A regional daily football title is to go online only from January after 106 years in print.
The Sunderland Echo’s sports paper the Football Echo, first published in 1907, will be printed for the final time on 29 December.
The paper, known as the “Pink” will then move online only and, say bosses, will continue to include many of the regular features of the print edition.
Sunderland Echo editor John Szymanski said that changes in kick-off times as well as the march of technology had contributed to the decision.
Said John: “The Football Echo has been part of the fabric of sporting life in Sunderland for over a century.
“It has followed the fortunes of Sunderland AFC through many highs and lows – from being League champions twice and FA Cup winners twice, to the club’s first relegation in 1958. That ended a 68-year stay in the top division – and the Football Echo went white with shock!
“It is still a great paper that we are very proud of. However, technology has moved on, match times have as well with around half of Sunderland’s games not being at 3pm on a Saturday afternoon – and so we have to move on too.
“We hope that moving online, giving it more immediacy after games, ability to update it at a moment’s notice, and making it free, will open the Football Echo up to a much wider audience.

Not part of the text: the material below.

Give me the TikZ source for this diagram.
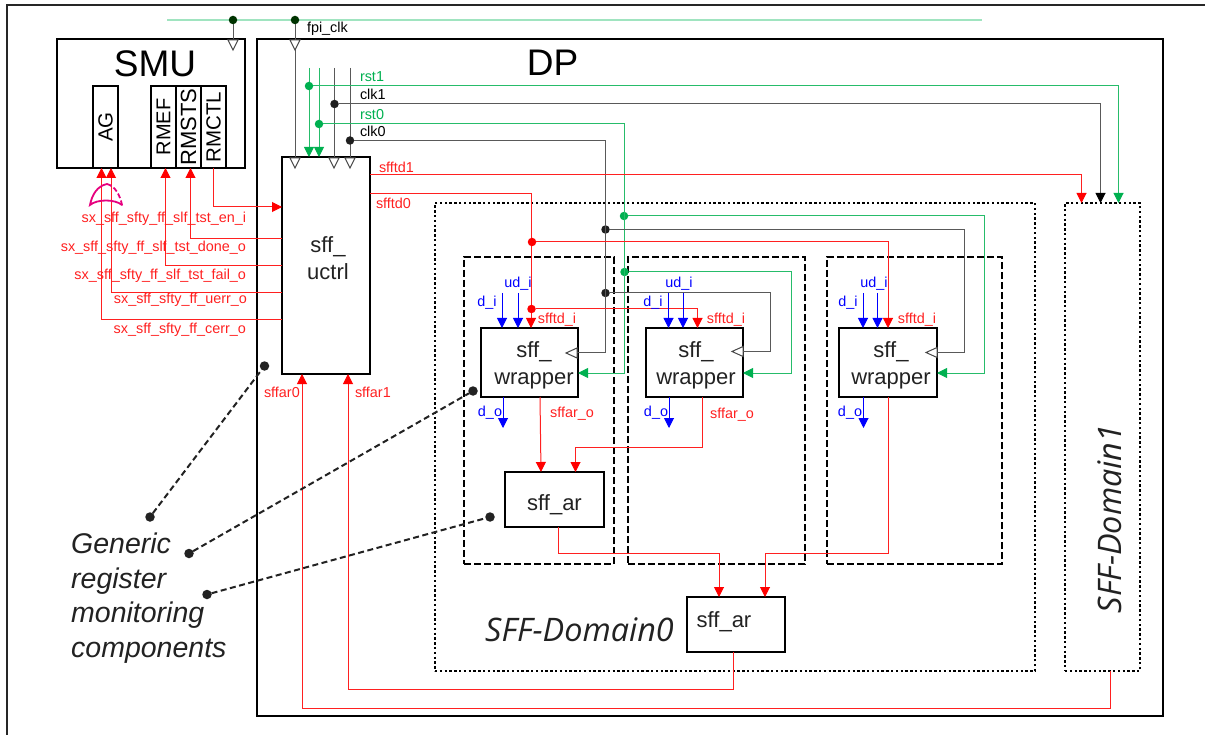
\documentclass[tikz,border=0pt]{standalone}
\usepackage{fontspec}
\setmainfont{Liberation Sans}
\newfontfamily\domfont{Open Sans}
\usetikzlibrary{arrows.meta,calc}
\definecolor{gsig}{HTML}{00B050}
\definecolor{rsig}{HTML}{FF2020}
\definecolor{bsig}{HTML}{0000FF}
\definecolor{fpigreen}{HTML}{A0E4C0}
\definecolor{ored}{HTML}{E6007E}
\definecolor{ink}{HTML}{222222}
\tikzset{
    blk/.style={draw=black,line width=2.5pt,inner sep=0pt,outer sep=0pt},
    sub/.style={draw=black,line width=1.6pt,inner sep=0pt,outer sep=0pt},
    domdot/.style={draw=black,line width=2.4pt,dash pattern=on 2.4pt off 2.4pt,outer sep=0pt},
    domdash/.style={draw=black,line width=2pt,dash pattern=on 7pt off 3pt,outer sep=0pt},
    txt/.style={inner sep=0pt,outer sep=0pt,font=\fontsize{14.4}{16}\selectfont},
    rtxt/.style={txt,text=rsig},
    btxt/.style={txt,text=bsig},
    gtxt/.style={txt,text=gsig},
    ktxt/.style={txt,text=black},
    bigtxt/.style={inner sep=0pt,outer sep=0pt,align=center,text=ink,font=\fontsize{22}{27}\selectfont},
    domtxt/.style={inner sep=0pt,outer sep=0pt,text=ink,font=\domfont\itshape\fontsize{32.4}{36}\selectfont},
    rln/.style={draw=rsig,line width=1pt},
    gln/.style={draw=gsig!85,line width=1pt},
    kln/.style={draw=black!65,line width=1pt},
    rarr/.style={rln,-{Triangle[length=10pt,width=10pt,color=red]}},
    garr/.style={gln,-{Triangle[length=10pt,width=10pt,color=gsig]}},
    karr/.style={kln,-{Triangle[length=10pt,width=10pt,color=black]}},
    barr/.style={draw=bsig,line width=1pt,-{Triangle[length=10pt,width=10pt]}},
    callout/.style={draw=ink,line width=2pt,dash pattern=on 6pt off 3.5pt},
    jn/.style={circle,inner sep=0pt,outer sep=0pt,minimum size=8.5pt},
    gdot/.style={jn,fill=gsig},
    kdot/.style={jn,fill=black!88},
    rdot/.style={jn,fill=red},
    cdot/.style={jn,minimum size=9.5pt,fill=ink},
    fpidot/.style={jn,fill=black!80!green},
    clkdown/.pic={\draw[draw=black!72,fill=white,line width=1pt] (-5,0) -- (5,0) -- (0,10) -- cycle;},
    clkleft/.pic={\draw[draw=black!72,fill=white,line width=1pt] (0,-5) -- (0,5) -- (-11,0) -- cycle;},
  }
\begin{document}
\begin{tikzpicture}[x=1pt,y=-1pt]
	\useasboundingbox (0,0) rectangle (1205,735);
	%frame
	\coordinate (fbl) at (7,735);
	\coordinate (ftl) at (7,5);
	\coordinate (ftr) at (1205,5);
	\draw[line width=1.6pt,black!85] (fbl) -- (ftl) -- (ftr);
	%blocks
	\node[blk,minimum width=188pt,minimum height=129pt] (smu) at (151,103.5) {};
	\node[blk,minimum width=906pt,minimum height=677pt] (dp) at (710,377.5) {};
	\node[sub,rotate=90,minimum width=82pt,minimum height=25pt,font=\fontsize{20.5}{22}\selectfont] (ag) at (105.5,127) {AG};
	\node[sub,rotate=90,minimum width=82pt,minimum height=25pt,font=\fontsize{20}{22}\selectfont] (rmef) at (163.5,127) {RMEF};
	\node[sub,rotate=90,minimum width=82pt,minimum height=25pt,font=\fontsize{22}{22}\selectfont] (rmsts) at (188.5,127) {RMSTS};
	\node[sub,rotate=90,minimum width=82pt,minimum height=25pt,font=\fontsize{20.5}{22}\selectfont] (rmctl) at (213.5,127) {RMCTL};
	\node[blk,minimum width=88pt,minimum height=217pt] (uctrl) at (326,265.5) {};
	\node[domdot,minimum width=600pt,minimum height=468pt] (dom0) at (735,437) {};
	\node[domdot,minimum width=75pt,minimum height=468pt] (dom1) at (1102.5,437) {};
	\node[domdash,minimum width=150pt,minimum height=307pt] (slice0) at (539,410.5) {};
	\node[domdash,minimum width=177pt,minimum height=307pt] (slice1) at (716.5,410.5) {};
	\node[domdash,minimum width=175pt,minimum height=307pt] (slice2) at (914.5,410.5) {};
	\node[blk,minimum width=97pt,minimum height=69pt] (wrap0) at (529.5,362.5) {};
	\node[blk,minimum width=97pt,minimum height=69pt] (wrap1) at (694.5,362.5) {};
	\node[blk,minimum width=98pt,minimum height=69pt] (wrap2) at (888,362.5) {};
	\node[blk,minimum width=99pt,minimum height=55pt] (ar0) at (554.5,499.5) {};
	\node[blk,minimum width=98pt,minimum height=55pt] (ar1) at (736,624.5) {};
	%block names
	\node[inner sep=0pt,text=black,font=\fontsize{37}{40}\selectfont] (smutxt) at (155,64) {SMU};
	\node[inner sep=0pt,text=black,font=\fontsize{37}{40}\selectfont] (dptxt) at (552.5,63) {DP};
	\node[bigtxt] (uctrltxt) at (328,258) {sff\_\\uctrl};
	\node[bigtxt] (wraptxt0) at (534,365) {sff\_\\wrapper};
	\node[bigtxt] (wraptxt1) at (696,365) {sff\_\\wrapper};
	\node[bigtxt] (wraptxt2) at (891,365) {sff\_\\wrapper};
	\node[bigtxt] (artxt0) at (554.5,505) {sff\_ar};
	\node[bigtxt] (artxt1) at (724,622) {sff\_ar};
	\node[domtxt] (domtxt0) at (579.5,629.7) {SFF-Domain0};
	\node[domtxt,rotate=90] (domtxt1) at (1110,519) {SFF-Domain1};
	\node[inner sep=0pt,text=ink,align=left,anchor=north west,font=\itshape\fontsize{28.5}{34.5}\selectfont] (generic) at (71,533) {Generic\\register\\monitoring\\components};
	%fpi clock
	\coordinate (fpil) at (167,20);
	\coordinate (fpir) at (982,20);
	\draw[draw=fpigreen,line width=2pt] (fpil) -- (fpir);
	\node[fpidot] (fpi0) at (233,20) {};
	\node[fpidot] (fpi1) at (295,20) {};
	\draw[kln] (fpi0) -- (fpi0 |- smu.north);
	\draw[kln] (fpi1) -- (fpi1 |- uctrl.north);
	\pic (tri0) at (233,40) {clkdown};
	\pic (tri1) at (295,40) {clkdown};
	\pic (tri2) at (295,158) {clkdown};
	\pic (tri3) at (334,158) {clkdown};
	\pic (tri4) at (350,158) {clkdown};
	\node[ktxt,anchor=west] (fpitxt) at (307,29) {fpi\_clk};
	%rst and clk
	\coordinate (rst1t) at (309,68);
	\coordinate (rst0t) at (319,68);
	\coordinate (clk1t) at (334,68);
	\coordinate (clk0t) at (350,68);
	\draw[garr] (rst1t) -- (rst1t |- uctrl.north);
	\draw[garr] (rst0t) -- (rst0t |- uctrl.north);
	\draw[kln] (clk1t) -- (clk1t |- uctrl.north);
	\draw[kln] (clk0t) -- (clk0t |- uctrl.north);
	\node[gdot] (rst1) at (309,86) {};
	\node[kdot] (clk1) at (334.5,104) {};
	\node[gdot] (rst0) at (319,124) {};
	\node[kdot] (clk0) at (350,140.5) {};
	\coordinate (rst1e) at (1118.5,203);
	\coordinate (clk1e) at (1100.5,203);
	\draw[garr] (rst1) -| (rst1e);
	\draw[karr] (clk1) -| (clk1e);
	\node[gtxt,anchor=west] (rst1txt) at (360,77) {rst1};
	\node[ktxt,anchor=west] (clk1txt) at (360,94) {clk1};
	\node[gtxt,anchor=west] (rst0txt) at (360,115) {rst0};
	\node[ktxt,anchor=west] (clk0txt) at (360,131) {clk0};
	%branches
	\node[kdot] (clk0a) at (605.5,229.5) {};
	\node[kdot] (clk0b) at (605.5,293) {};
	\node[gdot] (rst0a) at (624,216) {};
	\node[gdot] (rst0b) at (624.5,272) {};
	\coordinate (clk0w) at (577,353);
	\coordinate (rst0w) at (578,373);
	\draw[kln] (clk0) -| (605.5,353) -- (clk0w);
	\draw[garr] (rst0) -| (624.5,373) -- (rst0w);
	\draw[kln] (clk0a) -| (964,352.5) -- (wrap2.east |- 0,352.5);
	\draw[kln] (clk0b) -| (770.5,351.5) -- (wrap1.east |- 0,351.5);
	\draw[garr] (rst0a) -| (984,373) -- (wrap2.east |- 0,373);
	\draw[garr] (rst0b) -| (791,373) -- (wrap1.east |- 0,373);
	\pic (tri5) at (577,353) {clkleft};
	\pic (tri6) at (743,351.5) {clkleft};
	\pic (tri7) at (937,352.5) {clkleft};
	%sfftd
	\coordinate (td1s) at (370,174.5);
	\coordinate (td1e) at (1081.5,203);
	\coordinate (td0s) at (370,193.5);
	\coordinate (td0e) at (531,328);
	\draw[rarr] (td1s) -| (td1e);
	\draw[rarr] (td0s) -| (td0e);
	\node[rtxt,anchor=west] (td1txt) at (379,167) {sfftd1};
	\node[rtxt,anchor=west] (td0txt) at (376,203) {sfftd0};
	\node[rdot] (td0a) at (532,242) {};
	\node[rdot] (td0b) at (531.5,309) {};
	\coordinate (td0w2) at (888,328);
	\coordinate (td0w1) at (697.5,328);
	\draw[rarr] (td0a) -| (td0w2);
	\draw[rarr] (td0b) -| (td0w1);
	%data inputs
	\coordinate (di0) at (502,293);
	\coordinate (ud0) at (518,293);
	\coordinate (di1) at (668.5,293);
	\coordinate (ud1) at (683,293);
	\coordinate (di2) at (863,293);
	\coordinate (ud2) at (877.5,293);
	\draw[barr] (di0) -- (di0 |- wrap0.north);
	\draw[barr] (ud0) -- (ud0 |- wrap0.north);
	\draw[barr] (di1) -- (di1 |- wrap1.north);
	\draw[barr] (ud1) -- (ud1 |- wrap1.north);
	\draw[barr] (di2) -- (di2 |- wrap2.north);
	\draw[barr] (ud2) -- (ud2 |- wrap2.north);
	\coordinate (do0) at (503,428);
	\coordinate (do1) at (669,428);
	\coordinate (do2) at (863.5,428);
	\draw[barr] (do0 |- wrap0.south) -- (do0);
	\draw[barr] (do1 |- wrap1.south) -- (do1);
	\draw[barr] (do2 |- wrap2.south) -- (do2);
	\node[btxt] (ditxt0) at (487,302.5) {d\_i};
	\node[btxt] (udtxt0) at (518,284) {ud\_i};
	\node[rtxt] (tdtxt0) at (557,320) {sfftd\_i};
	\node[btxt] (dotxt0) at (490,413) {d\_o};
	\node[rtxt] (fotxt0) at (572,414) {sffar\_o};
	\node[btxt] (ditxt1) at (653,302.5) {d\_i};
	\node[btxt] (udtxt1) at (679,284) {ud\_i};
	\node[rtxt] (tdtxt1) at (726,320) {sfftd\_i};
	\node[btxt] (dotxt1) at (656,413) {d\_o};
	\node[rtxt] (fotxt1) at (732,415) {sffar\_o};
	\node[btxt] (ditxt2) at (848,302.5) {d\_i};
	\node[btxt] (udtxt2) at (874,284) {ud\_i};
	\node[rtxt] (tdtxt2) at (917,319.5) {sfftd\_i};
	\node[btxt] (dotxt2) at (850,413) {d\_o};
	%alarm tree
	\coordinate (fo0) at (540,397);
	\coordinate (fo1) at (702,397);
	\coordinate (ar0a) at (541,472);
	\coordinate (ar0b) at (575.5,472);
	\coordinate (ao0) at (558,527);
	\coordinate (ao2) at (888,397);
	\coordinate (ar1a) at (719,597);
	\coordinate (ar1b) at (765,597);
	\draw[rarr] (fo0) -- (ar0a);
	\draw[rarr] (fo1) |- (575.5,447) -- (ar0b);
	\draw[rarr] (ao0) |- (719,553) -- (ar1a);
	\draw[rarr] (ao2) |- (765,553) -- (ar1b);
	\coordinate (ao1) at (733,652);
	\coordinate (ar1u) at (348,374);
	\coordinate (dom1s) at (1110.5,671);
	\coordinate (ar0u) at (302,374);
	\draw[rarr] (ao1) |- (348,689) -- (ar1u);
	\draw[rarr] (dom1s) |- (302,708) -- (ar0u);
	\node[rtxt,anchor=west] (far0txt) at (264,392) {sffar0};
	\node[rtxt,anchor=west] (far1txt) at (355,392) {sffar1};
	%smu side
	\coordinate (ctls) at (213,168);
	\coordinate (ctle) at (282,207);
	\draw[rarr] (ctls) |- (ctle);
	\coordinate (dones) at (282,239);
	\coordinate (faild) at (282,266);
	\coordinate (uerrs) at (282,293);
	\coordinate (cerrs) at (282,320);
	\coordinate (donee) at (190.5,168);
	\coordinate (faile) at (165.5,168);
	\coordinate (uerre) at (111,168);
	\coordinate (cerre) at (101.5,168);
	\draw[rarr] (dones) -| (donee);
	\draw[rarr] (faild) -| (faile);
	\draw[rarr] (uerrs) -| (uerre);
	\draw[rarr] (cerrs) -| (cerre);
	\node[rtxt,anchor=east] (entxt) at (246,219) {sx\_sff\_sfty\_ff\_slf\_tst\_en\_i};
	\node[rtxt,anchor=east] (donetxt) at (246,248) {sx\_sff\_sfty\_ff\_slf\_tst\_done\_o};
	\node[rtxt,anchor=east] (failtxt) at (246,276) {sx\_sff\_sfty\_ff\_slf\_tst\_fail\_o};
	\node[rtxt,anchor=east] (uerrtxt) at (247,300) {sx\_sff\_sfty\_ff\_uerr\_o};
	\node[rtxt,anchor=east] (cerrtxt) at (246,330) {sx\_sff\_sfty\_ff\_cerr\_o};
	%or gate
	\draw[draw=ored,line width=1.8pt,line cap=round] (107,184) .. controls (97,186) and (92,195) .. (90,205) .. controls (97,199) and (115,199) .. (122,205);
	\draw[draw=ored,line width=1.8pt,dash pattern=on 5pt off 2.5pt] (107,184) .. controls (115,186) and (120,195) .. (122,205);
	%callouts
	\node[cdot] (mon0) at (150,517) {};
	\node[cdot] (mon1) at (189,553.5) {};
	\node[cdot] (mon2) at (207,594.5) {};
	\node[cdot] (tgt0) at (264.5,366) {};
	\node[cdot] (tgt1) at (473,391) {};
	\node[cdot] (tgt2) at (490,517) {};
	\draw[callout] (mon0) -- (tgt0);
	\draw[callout] (mon1) -- (tgt1);
	\draw[callout] (mon2) -- (tgt2);
\end{tikzpicture}
\end{document}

“We are drawing up plans to make the final print version of the Football Echo a great keepsake for fans – aiming to go out with a bang, not a whimper, to mark its place in the city’s sporting history.
“We want fans to send us their favourite memories of the Football Echo, tell us how it played a part in their lives and help us to celebrate a great publication.”
The Echo is the latest of several sports titles to cease print publication over recent years although others have reappeared after breaks in publication.
Sheffield Star’s The Green ‘Un also went online only this year after 106 years, but fellow Johnston Press title The News, Portsmouth, brought back its Sports Mail supplement nine months after scrapping it after an “outpouring of emotion” from readers.
The Aberdeen Evening Express also recently brought back its Green Final as a weekly insert inside each Monday’s edition of the paper, ten years after it was last published as a standalone publication.
Middlesborough’s Evening Gazette introduced a new pull-out entitled Boro Live at the start of the new football season in August while The Citizen, Gloucester and the Gloucester Echo launched a 16-page Pink ‘Un in October.